4 David continued questioning him, “How did things go? Please tell me!”
He replied, “The army has fled the battlefield, many of the army are wounded[b] or have died, and Saul and his son Jonathan are also dead.”
5 David asked the young man who related the story,[c] “How do you know that Saul and his son Jonathan are dead?”
6 The young man who had been relating the story[d] answered, “I happened to be on Mount Gilboa and there was Saul, leaning on his spear! Meanwhile, the chariots and horsemen were rapidly drawing near. 7 Saul[e] glanced behind him, saw me, and called out to me, so I replied, ‘Here I am!’ 8 He asked me, ‘Who are you?’ So I answered him, ‘I’m an Amalekite!’ 9 He begged me, ‘Please—come stand here next to me and kill me, because I’m still alive.’ 10 So I stood next to him and killed him, because I knew that he wouldn’t live after he had fallen. I took the crown that had been on his head, along with the bracelet that had been on his arm, and I have brought them to your majesty.”2 Samuel 1:2-10 (ISV)
This is a clear contradiction. Saul could not have killed himself, as it says in 1 Samuel 31 and also have been killed by the man from 2 Samuel 1. The Bible must be wrong… right?
For a long time, I missed the obvious answer. I read both accounts and could not understand how both could be true. It left something of a question in my mind.
The answer is simple though. Both are not true. And yet, there is no contradiction here.

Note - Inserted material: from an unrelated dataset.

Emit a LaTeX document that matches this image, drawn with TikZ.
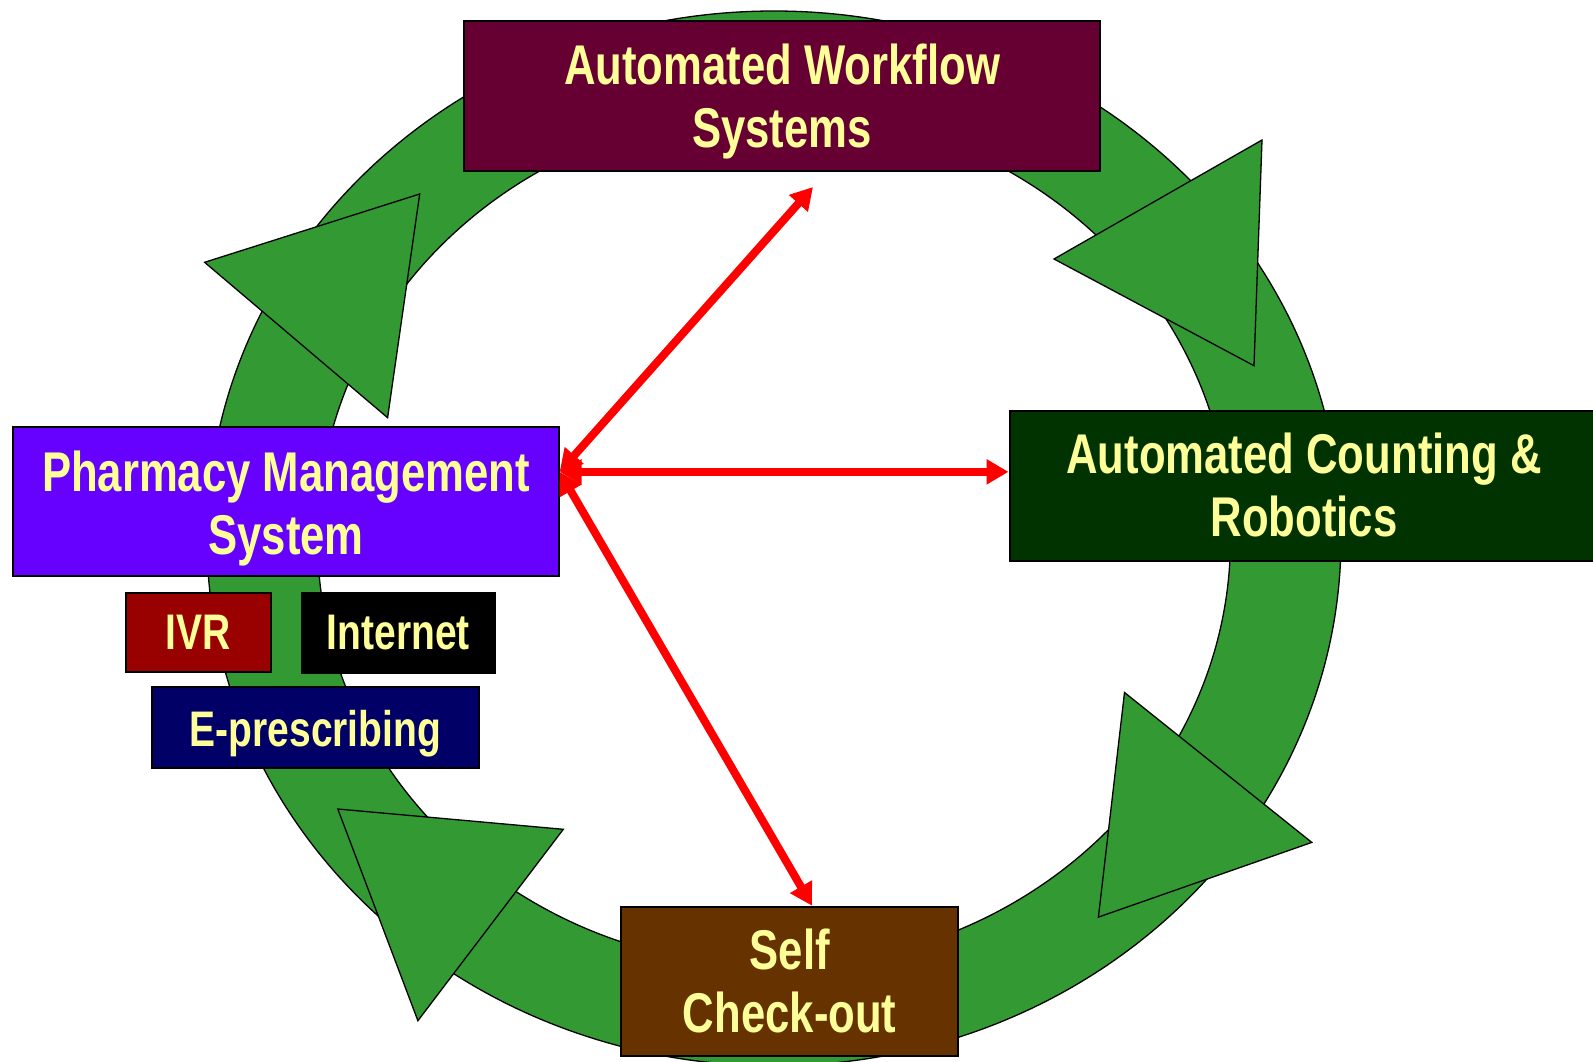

There is no loophole or trickery to make both true, or to deny the contradiction. In short, the man from 2 Samuel 1 was lying. Not everyone recorded in the Bible is telling the truth, and this man came to King David with a story about how Saul had been killed. But it was fabricated.
In reality, I can only guess, this man found the body of King Saul and removed the crown and bracelets. He then raced to tell King David what had happened thinking he would be rewarded. He believed that David would have been happy to hear of the death of his enemy, and would reward this man for being the one to give the fatal blow. He was wrong!
Meanwhile, David asked the young man who had told him the story,[j] “Where are you from?”
He answered, “I’m an Amalekite, the son of a foreign man.”
14 At this David asked him, “How is it that you weren’t afraid to raise your hand to strike the Lord’s anointed?”
15 Then David called out to one of his young men and ordered him, “Go up to him and cut him down!” So he attacked him and killed him.
16 David told him, “Your blood is on your own head, because your own words[k] testified against you! After all, you said, ‘I myself have killed the Lord’s anointed!’”2 Samuel 1:13-16 (ISV)
David, far from being happy to hear of the death of Saul, was outraged that this man would dare raise his hand to the Annointed King of Israel! So he has him executed for his crime.
This is but one example of apparent contradiction of course, and critics will often point to other things to find fault with the Bible. I believe that contradictions are not in the text, and in fact these apparent ones can lead us to new revelation of what God is trying to say to us.
The Word of God is perfect, and we can fully rely on it. Perhaps we do not understand every part of it, but that does not mean it cannot be trusted.
Do not worry about the parts of the Bible you do not understand, pray about them and ask the Spirit to reveal their meaning to you. Instead of focusing on what you do not understand, pay attention to what you do understand and make sure you live it out in your life.
Thank God for His precious Word to us!